Every line of the listing must be reproduced as it stands. Leave the images behind.

■ Data lines ■
[BEGIN]

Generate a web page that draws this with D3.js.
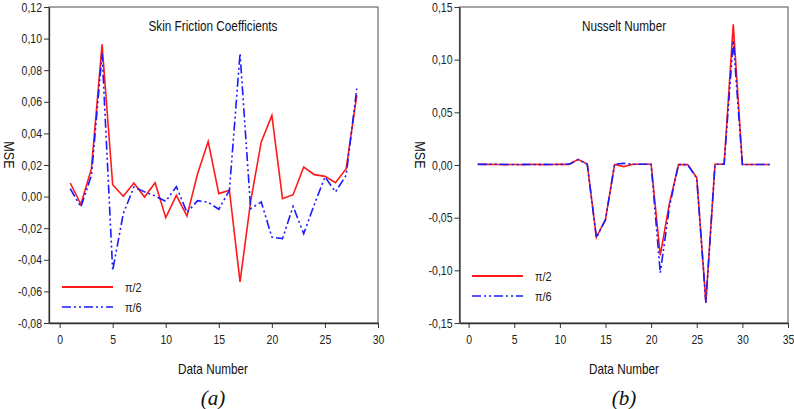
<!DOCTYPE html>
<html>
<head>
<meta charset="utf-8">
<script src="https://cdn.jsdelivr.net/npm/d3@7"></script>
<style>
  html, body { margin: 0; padding: 0; background: #fff; }
  svg { display: block; }
</style>
</head>
<body>
<svg id="chart" width="794" height="409"></svg>
<script>
// ---------- Data ----------
const sfX = d3.range(1, 29);
const sfPi2 = [0.0086, -0.0049, 0.0177, 0.0964, 0.0075, 0.0002, 0.0086, -0.0003, 0.0088, -0.0133,
               0.0008, -0.0123, 0.0145, 0.0348, 0.0019, 0.0040, -0.0540, -0.0030, 0.0346, 0.0514,
               -0.0013, 0.0012, 0.0187, 0.0139, 0.0128, 0.0088, 0.0177, 0.0641];
const sfPi6 = [0.0050, -0.0066, 0.0135, 0.0905, -0.0467, -0.0108, 0.0061, 0.0030, 0.0004, -0.0030,
               0.0063, -0.0100, -0.0026, -0.0036, -0.0080, 0.0040, 0.0905, -0.0076, -0.0034, -0.0256,
               -0.0266, -0.0062, -0.0235, -0.0050, 0.0124, 0.0030, 0.0135, 0.0683];
const nuX = d3.range(1, 34);
const nuPi2 = [0.0006, 0.0007, 0.0005, 0.0004, 0.0005, 0.0003, 0.0007, 0.0004, 0.0005, 0.0006,
               0.0006, 0.0054, 0.0010, -0.0686, -0.0515, 0.0005, -0.0015, 0.0007, 0.0007, 0.0007,
               -0.0857, -0.0367, 0.0004, 0.0004, -0.0120, -0.1300, 0.0007, 0.0007, 0.1335, 0.0005,
               0.0005, 0.0005, 0.0005];
const nuPi6 = [0.0007, 0.0006, 0.0008, 0.0005, 0.0004, 0.0006, 0.0005, 0.0006, 0.0005, 0.0006,
               0.0007, 0.0050, 0.0008, -0.0690, -0.0520, 0.0008, 0.0015, 0.0007, 0.0007, 0.0007,
               -0.1025, -0.0400, 0.0004, 0.0004, -0.0125, -0.1310, 0.0007, 0.0007, 0.1180, 0.0005,
               0.0005, 0.0005, 0.0005];
const sfYTicks = [-0.08, -0.06, -0.04, -0.02, 0.00, 0.02, 0.04, 0.06, 0.08, 0.10, 0.12];
const sfXTicks = [0, 5, 10, 15, 20, 25, 30];
const nuYTicks = [-0.15, -0.10, -0.05, 0.00, 0.05, 0.10, 0.15];
const nuXTicks = [0, 5, 10, 15, 20, 25, 30, 35];
const seriesNames = ["\u03c0/2", "\u03c0/6"];
const titles = ["Skin Friction Coefficients", "Nusselt Number"];
const panelLabels = ["(a)", "(b)"];
const xLabel = "Data Number";
const yLabel = "MSE";

// ---------- Drawing ----------
const svg = d3.select("#chart");
const FONT = "'Liberation Sans', Arial, sans-serif";
const K = 0.84; // horizontal condensing to mimic Arial Narrow
const fmt = v => d3.format(".2f")(v).replace(".", ",").replace("\u2212", "-");

function ctext(g, x, y, str, size, anchor, extra) {
  return g.append("text")
    .attr("transform", `translate(${x},${y}) ${extra || ""} scale(${K},1)`)
    .attr("text-anchor", anchor || "start")
    .attr("font-family", FONT).attr("font-size", size).attr("fill", "#111")
    .text(str);
}

const panels = [
  { x0: 49, x1: 378, xDom: [-1, 30], yDom: [-0.08, 0.12], xs: sfX, a: sfPi2, b: sfPi6,
    yT: sfYTicks, xT: sfXTicks, title: titles[0], lab: panelLabels[0], cx: 213,
    leg: { x: 62, y: 287 } },
  { x0: 459.5, x1: 788, xDom: [-1, 35], yDom: [-0.15, 0.15], xs: nuX, a: nuPi2, b: nuPi6,
    yT: nuYTicks, xT: nuXTicks, title: titles[1], lab: panelLabels[1], cx: 624,
    leg: { x: 472, y: 276 } }
];

const plotTop = 7, plotBottom = 323;

panels.forEach(p => {
  const x = d3.scaleLinear().domain(p.xDom).range([p.x0, p.x1]);
  const y = d3.scaleLinear().domain(p.yDom).range([plotBottom, plotTop]);
  const g = svg.append("g");

  // frame (top and right)
  g.append("rect").attr("x", p.x0).attr("y", plotTop)
    .attr("width", p.x1 - p.x0).attr("height", plotBottom - plotTop)
    .attr("fill", "none").attr("stroke", "#6a6a6a").attr("stroke-width", 1.2);

  // axes
  const yAxis = d3.axisLeft(y).tickValues(p.yT).tickFormat(fmt).tickSize(5).tickSizeOuter(0);
  const gy = g.append("g").attr("transform", `translate(${p.x0},0)`).call(yAxis);
  const xAxis = d3.axisBottom(x).tickValues(p.xT).tickFormat(d3.format("d")).tickSize(5).tickSizeOuter(0);
  const gx = g.append("g").attr("transform", `translate(0,${plotBottom})`).call(xAxis);
  [gy, gx].forEach(ax => {
    ax.select(".domain").attr("stroke", "#333").attr("stroke-width", 1.3);
    ax.selectAll(".tick line").attr("stroke", "#333").attr("stroke-width", 1);
    ax.selectAll(".tick text").attr("font-family", FONT).attr("font-size", 12.5).attr("fill", "#222")
      .attr("transform", `scale(${K},1)`);
  });
  gy.selectAll(".tick text").attr("x", -7 / K);
  gx.selectAll(".tick text").attr("y", 12);

  // lines
  const line = d3.line().x((d, i) => x(p.xs[i])).y(d => y(d));
  g.append("path").datum(p.a).attr("d", line)
    .attr("fill", "none").attr("stroke", "#ff1a1a").attr("stroke-width", 1.6)
    .attr("stroke-linejoin", "miter");
  g.append("path").datum(p.b).attr("d", line)
    .attr("fill", "none").attr("stroke", "#1a1aff").attr("stroke-width", 1.6)
    .attr("stroke-dasharray", "9,3,2,3,2,3");

  // title
  ctext(g, p.cx, 31, p.title, 14, "middle");

  // legend
  g.append("line").attr("x1", p.leg.x).attr("x2", p.leg.x + 51)
    .attr("y1", p.leg.y).attr("y2", p.leg.y)
    .attr("stroke", "#ff1a1a").attr("stroke-width", 1.8);
  g.append("line").attr("x1", p.leg.x).attr("x2", p.leg.x + 51)
    .attr("y1", p.leg.y + 20).attr("y2", p.leg.y + 20)
    .attr("stroke", "#1a1aff").attr("stroke-width", 1.6).attr("stroke-dasharray", "9,3,2,3,2,3");
  seriesNames.forEach((n, i) => {
    ctext(g, p.leg.x + 63, p.leg.y + 20 * i + 4.5, n, 13, "start").attr("fill", "#222");
  });

  // axis titles
  ctext(g, p.cx, 374, xLabel, 14, "middle");
  ctext(g, p.x0 - 45, 155, yLabel, 15, "middle", "rotate(90)");

  // panel label
  g.append("text").attr("x", p.cx).attr("y", 405).attr("text-anchor", "middle")
    .attr("font-family", "'Liberation Serif', 'DejaVu Serif', serif").attr("font-style", "italic")
    .attr("font-size", 21).attr("fill", "#111").text(p.lab);
});
</script>
</body>
</html>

[END]

■ Reply to the task ■
Generate a web page that draws this with D3.js.
<!DOCTYPE html>
<html>
<head>
<meta charset="utf-8">
<script src="https://cdn.jsdelivr.net/npm/d3@7"></script>
<style>
  html, body { margin: 0; padding: 0; background: #fff; }
  svg { display: block; }
</style>
</head>
<body>
<svg id="chart" width="794" height="409"></svg>
<script>
// ---------- Data ----------
const sfX = d3.range(1, 29);
const sfPi2 = [0.0086, -0.0049, 0.0177, 0.0964, 0.0075, 0.0002, 0.0086, -0.0003, 0.0088, -0.0133,
               0.0008, -0.0123, 0.0145, 0.0348, 0.0019, 0.0040, -0.0540, -0.0030, 0.0346, 0.0514,
               -0.0013, 0.0012, 0.0187, 0.0139, 0.0128, 0.0088, 0.0177, 0.0641];
const sfPi6 = [0.0050, -0.0066, 0.0135, 0.0905, -0.0467, -0.0108, 0.0061, 0.0030, 0.0004, -0.0030,
               0.0063, -0.0100, -0.0026, -0.0036, -0.0080, 0.0040, 0.0905, -0.0076, -0.0034, -0.0256,
               -0.0266, -0.0062, -0.0235, -0.0050, 0.0124, 0.0030, 0.0135, 0.0683];
const nuX = d3.range(1, 34);
const nuPi2 = [0.0006, 0.0007, 0.0005, 0.0004, 0.0005, 0.0003, 0.0007, 0.0004, 0.0005, 0.0006,
               0.0006, 0.0054, 0.0010, -0.0686, -0.0515, 0.0005, -0.0015, 0.0007, 0.0007, 0.0007,
               -0.0857, -0.0367, 0.0004, 0.0004, -0.0120, -0.1300, 0.0007, 0.0007, 0.1335, 0.0005,
               0.0005, 0.0005, 0.0005];
const nuPi6 = [0.0007, 0.0006, 0.0008, 0.0005, 0.0004, 0.0006, 0.0005, 0.0006, 0.0005, 0.0006,
               0.0007, 0.0050, 0.0008, -0.0690, -0.0520, 0.0008, 0.0015, 0.0007, 0.0007, 0.0007,
               -0.1025, -0.0400, 0.0004, 0.0004, -0.0125, -0.1310, 0.0007, 0.0007, 0.1180, 0.0005,
               0.0005, 0.0005, 0.0005];
const sfYTicks = [-0.08, -0.06, -0.04, -0.02, 0.00, 0.02, 0.04, 0.06, 0.08, 0.10, 0.12];
const sfXTicks = [0, 5, 10, 15, 20, 25, 30];
const nuYTicks = [-0.15, -0.10, -0.05, 0.00, 0.05, 0.10, 0.15];
const nuXTicks = [0, 5, 10, 15, 20, 25, 30, 35];
const seriesNames = ["\u03c0/2", "\u03c0/6"];
const titles = ["Skin Friction Coefficients", "Nusselt Number"];
const panelLabels = ["(a)", "(b)"];
const xLabel = "Data Number";
const yLabel = "MSE";

// ---------- Drawing ----------
const svg = d3.select("#chart");
const FONT = "'Liberation Sans', Arial, sans-serif";
const K = 0.84; // horizontal condensing to mimic Arial Narrow
const fmt = v => d3.format(".2f")(v).replace(".", ",").replace("\u2212", "-");

function ctext(g, x, y, str, size, anchor, extra) {
  return g.append("text")
    .attr("transform", `translate(${x},${y}) ${extra || ""} scale(${K},1)`)
    .attr("text-anchor", anchor || "start")
    .attr("font-family", FONT).attr("font-size", size).attr("fill", "#111")
    .text(str);
}

const panels = [
  { x0: 49, x1: 378, xDom: [-1, 30], yDom: [-0.08, 0.12], xs: sfX, a: sfPi2, b: sfPi6,
    yT: sfYTicks, xT: sfXTicks, title: titles[0], lab: panelLabels[0], cx: 213,
    leg: { x: 62, y: 287 } },
  { x0: 459.5, x1: 788, xDom: [-1, 35], yDom: [-0.15, 0.15], xs: nuX, a: nuPi2, b: nuPi6,
    yT: nuYTicks, xT: nuXTicks, title: titles[1], lab: panelLabels[1], cx: 624,
    leg: { x: 472, y: 276 } }
];

const plotTop = 7, plotBottom = 323;

panels.forEach(p => {
  const x = d3.scaleLinear().domain(p.xDom).range([p.x0, p.x1]);
  const y = d3.scaleLinear().domain(p.yDom).range([plotBottom, plotTop]);
  const g = svg.append("g");

  // frame (top and right)
  g.append("rect").attr("x", p.x0).attr("y", plotTop)
    .attr("width", p.x1 - p.x0).attr("height", plotBottom - plotTop)
    .attr("fill", "none").attr("stroke", "#6a6a6a").attr("stroke-width", 1.2);

  // axes
  const yAxis = d3.axisLeft(y).tickValues(p.yT).tickFormat(fmt).tickSize(5).tickSizeOuter(0);
  const gy = g.append("g").attr("transform", `translate(${p.x0},0)`).call(yAxis);
  const xAxis = d3.axisBottom(x).tickValues(p.xT).tickFormat(d3.format("d")).tickSize(5).tickSizeOuter(0);
  const gx = g.append("g").attr("transform", `translate(0,${plotBottom})`).call(xAxis);
  [gy, gx].forEach(ax => {
    ax.select(".domain").attr("stroke", "#333").attr("stroke-width", 1.3);
    ax.selectAll(".tick line").attr("stroke", "#333").attr("stroke-width", 1);
    ax.selectAll(".tick text").attr("font-family", FONT).attr("font-size", 12.5).attr("fill", "#222")
      .attr("transform", `scale(${K},1)`);
  });
  gy.selectAll(".tick text").attr("x", -7 / K);
  gx.selectAll(".tick text").attr("y", 12);

  // lines
  const line = d3.line().x((d, i) => x(p.xs[i])).y(d => y(d));
  g.append("path").datum(p.a).attr("d", line)
    .attr("fill", "none").attr("stroke", "#ff1a1a").attr("stroke-width", 1.6)
    .attr("stroke-linejoin", "miter");
  g.append("path").datum(p.b).attr("d", line)
    .attr("fill", "none").attr("stroke", "#1a1aff").attr("stroke-width", 1.6)
    .attr("stroke-dasharray", "9,3,2,3,2,3");

  // title
  ctext(g, p.cx, 31, p.title, 14, "middle");

  // legend
  g.append("line").attr("x1", p.leg.x).attr("x2", p.leg.x + 51)
    .attr("y1", p.leg.y).attr("y2", p.leg.y)
    .attr("stroke", "#ff1a1a").attr("stroke-width", 1.8);
  g.append("line").attr("x1", p.leg.x).attr("x2", p.leg.x + 51)
    .attr("y1", p.leg.y + 20).attr("y2", p.leg.y + 20)
    .attr("stroke", "#1a1aff").attr("stroke-width", 1.6).attr("stroke-dasharray", "9,3,2,3,2,3");
  seriesNames.forEach((n, i) => {
    ctext(g, p.leg.x + 63, p.leg.y + 20 * i + 4.5, n, 13, "start").attr("fill", "#222");
  });

  // axis titles
  ctext(g, p.cx, 374, xLabel, 14, "middle");
  ctext(g, p.x0 - 45, 155, yLabel, 15, "middle", "rotate(90)");

  // panel label
  g.append("text").attr("x", p.cx).attr("y", 405).attr("text-anchor", "middle")
    .attr("font-family", "'Liberation Serif', 'DejaVu Serif', serif").attr("font-style", "italic")
    .attr("font-size", 21).attr("fill", "#111").text(p.lab);
});
</script>
</body>
</html>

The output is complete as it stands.